Smartphones have ruined Gen Alpha childhood
Debate between a user and Jonathan Haidt on DebateAI.org
Welcome to the debate arena! Today's topic: "Smartphones have ruined Gen Alpha childhood". Your opponent's style: Jonathan Haidt
yes they have
Wrong. Gen Alpha kids are actually *more* socially connected than previous generations, not less. Yes, they're online more, but they're also organizing real-world protests, building communities around shared interests, and maintaining friendships across continents. That's capability previous kids *didn't* have. And let's be honest: every generation said the same thing about their predecessor's technology. Boomers said TV ruined Gen X. Gen X said video games ruined Millennials. Meanwhile, Millennials built the entire modern internet. The problem isn't the phone, it's that we keep blaming tools instead of asking what *we're* doing with them as adults and parents. What specific harm are you actually worried about?
did you know that tiktok has decreased gen alphas kids attention span down significantly which is terrible for now since technology is elvolving and jobs are harder to find, ive seen internet kids saying english that i cant even say is proper english
You're confusing correlation with causation. Attention spans have *always* adapted to technology—medieval monks complained that *books* destroyed memory. Now we outsource memory to devices and use those freed-up neurons for complex problem-solving instead. And "proper English"? Gen Alpha code-switches between formal writing and internet vernacular depending on context. That's linguistic sophistication, not decline. They're mastering multiple registers, not losing one. The real issue isn't TikTok—it's that you're measuring attention using outdated metrics. These kids can hyperfocus on things they care about for hours. They're just not interested in *your* definition of focus anymore. What job skills are you actually worried they're missing?
that formal writing is being used to older people which they dont understand, imagine being at a job interview and saying, yo bro i want this job bro, i have good iq
Now you're describing *code-switching failure*, not smartphone damage. That's a parenting and education problem, not a tech problem. Plenty of Gen Alpha kids write formal emails flawlessly because adults actually *taught* them when it matters. And honestly? Kids have always talked differently around peers versus authority. Your generation did it too—you just didn't have a recorded history. Gen Alpha actually has *more* awareness of context because they navigate multiple audiences daily online. The real question: are we teaching them when formality matters, or just complaining they don't magically know? That's on us, not the phone.
it is a tech problem, ive learned alot when i didnt have a smartphone same with others but have you noticed how when kids get older and start using technology they get aggresive and ruder, like kids are killing eachother because of tiktok trends
You're describing rare outliers, not a trend. Kids killing each other over TikTok challenges is statistically negligible—youth violence has *actually* dropped significantly over the past decade, not increased [1]. More phones, less murder. And your own evidence contradicts you: you learned without a smartphone, sure. But Gen Alpha kids *with* smartphones are also learning—just differently. Some thrive, some struggle. That's not the technology's fault, that's individual variation. The aggression you're seeing? Probably social media *comparison* and algorithmic outrage loops, not the device itself. That's a design problem we can fix without blaming the whole generation. Show me the data proving phones cause the aggression, not just anecdotes.

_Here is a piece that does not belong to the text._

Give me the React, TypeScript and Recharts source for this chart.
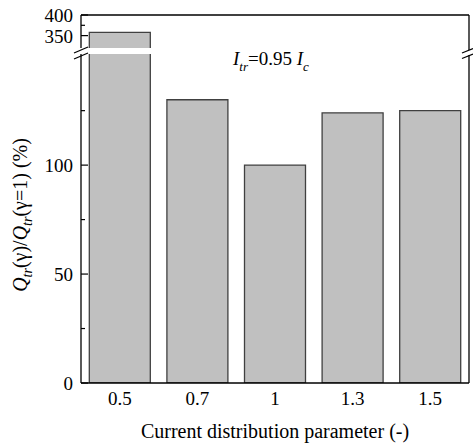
import React from 'react';
import { ComposedChart, Bar, XAxis, YAxis, ReferenceLine } from 'recharts';

const categories = ['0.5', '0.7', '1', '1.3', '1.5'];
const ratioValues = [358, 130, 100, 124, 125];
const lowerTicks = [0, 25, 50, 75, 100, 125];
const lowerLabels = [0, 50, 100];
const upperTicks = [350, 375, 400];
const upperLabels = [350, 400];
const lowerDomain: [number, number] = [0, 151];
const upperDomain: [number, number] = [320, 400];

const data = categories.map((c, i) => ({
  cat: c,
  v: ratioValues[i],
  up: ratioValues[i] > upperDomain[0] ? ratioValues[i] : null,
}));

const FONT = '"Liberation Serif", "Times New Roman", serif';
const W = 473;
const H = 446;
const AX = 81;
const RX = 469;
const FRAME = { stroke: '#000', strokeWidth: 1.3 };

const makeYTick = (labels: number[]) => (props: any) => {
  const { y, payload } = props;
  const major = labels.includes(payload.value);
  return (
    <g>
      <line x1={AX} x2={AX + (major ? 7 : 4)} y1={y} y2={y} stroke="#000" strokeWidth={1.2} />
      {major && (
        <text x={AX - 8} y={y + 7} textAnchor="end" fontFamily={FONT} fontSize={19} fill="#000">
          {payload.value}
        </text>
      )}
    </g>
  );
};

const XTick = (props: any) => {
  const { x, y, payload } = props;
  return (
    <text x={x} y={y + 22} textAnchor="middle" fontFamily={FONT} fontSize={19} fill="#000">
      {payload.value}
    </text>
  );
};

const UpperBarShape = (p: any) => {
  const { x, y, width, height } = p;
  if (height == null || height <= 0 || isNaN(height)) return <g />;
  return (
    <g>
      <rect x={x} y={y} width={width} height={height} fill="#c0c0c0" />
      <path
        d={`M${x},${y + height}V${y}H${x + width}V${y + height}`}
        fill="none"
        stroke="#404040"
        strokeWidth={1.3}
      />
    </g>
  );
};

export default function App() {
  return (
    <div style={{ position: 'absolute', left: 0, top: 0, width: W, height: H, background: '#fff' }}>
      <div style={{ position: 'absolute', left: 0, top: 0 }}>
        <ComposedChart width={W} height={H} data={data} margin={{ top: 54, right: W - RX, left: 0, bottom: 0 }} barCategoryGap="10.7%">
          <XAxis
            dataKey="cat"
            height={63}
            axisLine={FRAME}
            tickLine={false}
            tickSize={0}
            tickMargin={0}
            tick={<XTick />}
          />
          <YAxis
            width={81}
            type="number"
            domain={lowerDomain}
            ticks={lowerTicks}
            allowDataOverflow
            axisLine={FRAME}
            tickLine={false}
            tickSize={0}
            tickMargin={0}
            tick={makeYTick(lowerLabels)}
            interval={0}
          />
          <Bar dataKey="v" fill="#c0c0c0" stroke="#404040" strokeWidth={1.3} isAnimationActive={false} />
        </ComposedChart>
      </div>
      <div style={{ position: 'absolute', left: 0, top: 0 }}>
        <ComposedChart width={W} height={48} data={data} margin={{ top: 15, right: W - RX, left: 0, bottom: 0 }} barCategoryGap="10.7%">
          <XAxis dataKey="cat" hide />
          <YAxis
            width={81}
            type="number"
            domain={upperDomain}
            ticks={upperTicks}
            allowDataOverflow
            axisLine={FRAME}
            tickLine={false}
            tickSize={0}
            tickMargin={0}
            tick={makeYTick(upperLabels)}
            interval={0}
          />
          <Bar dataKey="up" shape={<UpperBarShape />} isAnimationActive={false} />
          <ReferenceLine y={upperDomain[1]} {...FRAME} />
        </ComposedChart>
      </div>
      <svg width={W} height={H} style={{ position: 'absolute', left: 0, top: 0, pointerEvents: 'none' }}>
        <g stroke="#000" strokeWidth={1.3}>
          <line x1={RX} y1={15} x2={RX} y2={50} />
          <line x1={RX} y1={55} x2={RX} y2={383} />
        </g>
        <g stroke="#000" strokeWidth={1.2}>
          <line x1={74} y1={53} x2={88} y2={47} />
          <line x1={74} y1={59} x2={88} y2={53} />
          <line x1={RX - 7} y1={53} x2={RX + 4} y2={48.5} />
          <line x1={RX - 7} y1={58.5} x2={RX + 4} y2={54} />
        </g>
        <text x={275} y={438} textAnchor="middle" fontFamily={FONT} fontSize={20} fill="#000">
          Current distribution parameter (-)
        </text>
        <text x={233} y={65} fontFamily={FONT} fontSize={19} fill="#000">
          <tspan fontStyle="italic">I</tspan>
          <tspan fontStyle="italic" fontSize={13} dy={6}>tr</tspan>
          <tspan dy={-6}>=0.95 </tspan>
          <tspan fontStyle="italic">I</tspan>
          <tspan fontStyle="italic" fontSize={13} dy={6}>c</tspan>
        </text>
        <text
          x={0}
          y={0}
          transform="translate(27,215) rotate(-90)"
          textAnchor="middle"
          fontFamily={FONT}
          fontSize={20}
          fill="#000"
        >
          <tspan fontStyle="italic">Q</tspan>
          <tspan fontStyle="italic" fontSize={14} dy={5}>tr</tspan>
          <tspan dy={-5}>(γ)/</tspan>
          <tspan fontStyle="italic">Q</tspan>
          <tspan fontStyle="italic" fontSize={14} dy={5}>tr</tspan>
          <tspan dy={-5}>(γ=1) (%)</tspan>
        </text>
      </svg>
    </div>
  );
}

they are learning misinformation, which is all around the internet
Misinformation existed long before smartphones—newspapers printed lies, teachers taught outdated science, parents passed down prejudices. The difference now is that Gen Alpha can *fact-check in seconds*. That's a superpower previous generations didn't have. And here's the thing: kids raised without critical thinking skills believe misinformation whether it's on TikTok or from their uncle at dinner. The problem isn't the internet, it's that we're not teaching media literacy. Gen Alpha actually has *more* tools to verify truth than you did. Instead of blaming phones, teach them how to spot fake information. That skill matters more now than ever—and they're capable of learning it.